#### MATERIAL
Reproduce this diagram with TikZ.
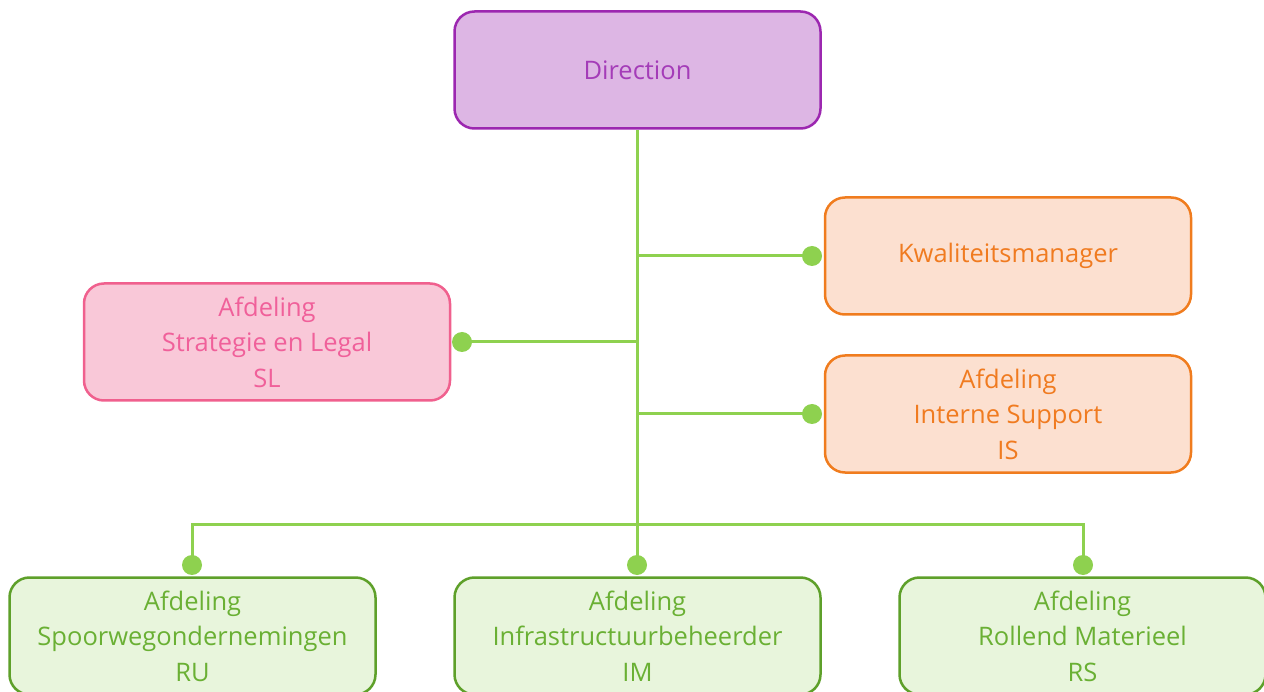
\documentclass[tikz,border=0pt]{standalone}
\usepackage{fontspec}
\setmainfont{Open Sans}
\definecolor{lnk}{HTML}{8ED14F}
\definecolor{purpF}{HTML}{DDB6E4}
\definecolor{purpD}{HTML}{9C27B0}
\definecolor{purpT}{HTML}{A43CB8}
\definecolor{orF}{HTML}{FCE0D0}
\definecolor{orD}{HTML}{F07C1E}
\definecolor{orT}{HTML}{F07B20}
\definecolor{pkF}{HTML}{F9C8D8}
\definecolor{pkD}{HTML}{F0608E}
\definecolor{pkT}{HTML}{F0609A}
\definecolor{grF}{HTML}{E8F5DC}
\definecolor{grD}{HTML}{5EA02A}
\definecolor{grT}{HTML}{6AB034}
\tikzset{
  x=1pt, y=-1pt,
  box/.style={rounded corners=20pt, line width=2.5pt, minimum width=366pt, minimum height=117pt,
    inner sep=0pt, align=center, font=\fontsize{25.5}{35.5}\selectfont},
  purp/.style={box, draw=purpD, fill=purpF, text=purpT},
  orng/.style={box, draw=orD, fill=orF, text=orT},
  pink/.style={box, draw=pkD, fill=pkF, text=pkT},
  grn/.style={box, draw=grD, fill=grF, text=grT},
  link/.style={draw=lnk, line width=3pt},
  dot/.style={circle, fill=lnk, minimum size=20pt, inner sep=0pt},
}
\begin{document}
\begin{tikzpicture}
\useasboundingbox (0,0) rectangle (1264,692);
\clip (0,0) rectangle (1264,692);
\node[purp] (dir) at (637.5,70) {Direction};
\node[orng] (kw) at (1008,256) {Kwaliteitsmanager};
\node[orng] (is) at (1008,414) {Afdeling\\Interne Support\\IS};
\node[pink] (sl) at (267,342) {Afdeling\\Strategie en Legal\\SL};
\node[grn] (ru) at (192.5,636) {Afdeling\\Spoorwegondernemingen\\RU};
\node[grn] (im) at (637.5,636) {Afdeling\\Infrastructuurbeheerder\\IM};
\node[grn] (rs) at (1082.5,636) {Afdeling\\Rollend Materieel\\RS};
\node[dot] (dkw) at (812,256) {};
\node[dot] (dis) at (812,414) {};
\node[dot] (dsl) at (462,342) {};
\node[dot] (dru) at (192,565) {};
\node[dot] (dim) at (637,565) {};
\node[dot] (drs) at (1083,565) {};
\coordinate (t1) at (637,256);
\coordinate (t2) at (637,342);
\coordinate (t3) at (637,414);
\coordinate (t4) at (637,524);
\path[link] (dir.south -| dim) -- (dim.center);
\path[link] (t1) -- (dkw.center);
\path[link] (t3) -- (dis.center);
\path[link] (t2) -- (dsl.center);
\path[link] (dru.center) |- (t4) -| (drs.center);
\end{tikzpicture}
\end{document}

#### PROBLEM REQUIREMENTS
Write out every line above exactly as it is, leaving out the pictures.

#### TASK ANSWER
Reproduce this diagram with TikZ.
\documentclass[tikz,border=0pt]{standalone}
\usepackage{fontspec}
\setmainfont{Open Sans}
\definecolor{lnk}{HTML}{8ED14F}
\definecolor{purpF}{HTML}{DDB6E4}
\definecolor{purpD}{HTML}{9C27B0}
\definecolor{purpT}{HTML}{A43CB8}
\definecolor{orF}{HTML}{FCE0D0}
\definecolor{orD}{HTML}{F07C1E}
\definecolor{orT}{HTML}{F07B20}
\definecolor{pkF}{HTML}{F9C8D8}
\definecolor{pkD}{HTML}{F0608E}
\definecolor{pkT}{HTML}{F0609A}
\definecolor{grF}{HTML}{E8F5DC}
\definecolor{grD}{HTML}{5EA02A}
\definecolor{grT}{HTML}{6AB034}
\tikzset{
  x=1pt, y=-1pt,
  box/.style={rounded corners=20pt, line width=2.5pt, minimum width=366pt, minimum height=117pt,
    inner sep=0pt, align=center, font=\fontsize{25.5}{35.5}\selectfont},
  purp/.style={box, draw=purpD, fill=purpF, text=purpT},
  orng/.style={box, draw=orD, fill=orF, text=orT},
  pink/.style={box, draw=pkD, fill=pkF, text=pkT},
  grn/.style={box, draw=grD, fill=grF, text=grT},
  link/.style={draw=lnk, line width=3pt},
  dot/.style={circle, fill=lnk, minimum size=20pt, inner sep=0pt},
}
\begin{document}
\begin{tikzpicture}
\useasboundingbox (0,0) rectangle (1264,692);
\clip (0,0) rectangle (1264,692);
\node[purp] (dir) at (637.5,70) {Direction};
\node[orng] (kw) at (1008,256) {Kwaliteitsmanager};
\node[orng] (is) at (1008,414) {Afdeling\\Interne Support\\IS};
\node[pink] (sl) at (267,342) {Afdeling\\Strategie en Legal\\SL};
\node[grn] (ru) at (192.5,636) {Afdeling\\Spoorwegondernemingen\\RU};
\node[grn] (im) at (637.5,636) {Afdeling\\Infrastructuurbeheerder\\IM};
\node[grn] (rs) at (1082.5,636) {Afdeling\\Rollend Materieel\\RS};
\node[dot] (dkw) at (812,256) {};
\node[dot] (dis) at (812,414) {};
\node[dot] (dsl) at (462,342) {};
\node[dot] (dru) at (192,565) {};
\node[dot] (dim) at (637,565) {};
\node[dot] (drs) at (1083,565) {};
\coordinate (t1) at (637,256);
\coordinate (t2) at (637,342);
\coordinate (t3) at (637,414);
\coordinate (t4) at (637,524);
\path[link] (dir.south -| dim) -- (dim.center);
\path[link] (t1) -- (dkw.center);
\path[link] (t3) -- (dis.center);
\path[link] (t2) -- (dsl.center);
\path[link] (dru.center) |- (t4) -| (drs.center);
\end{tikzpicture}
\end{document}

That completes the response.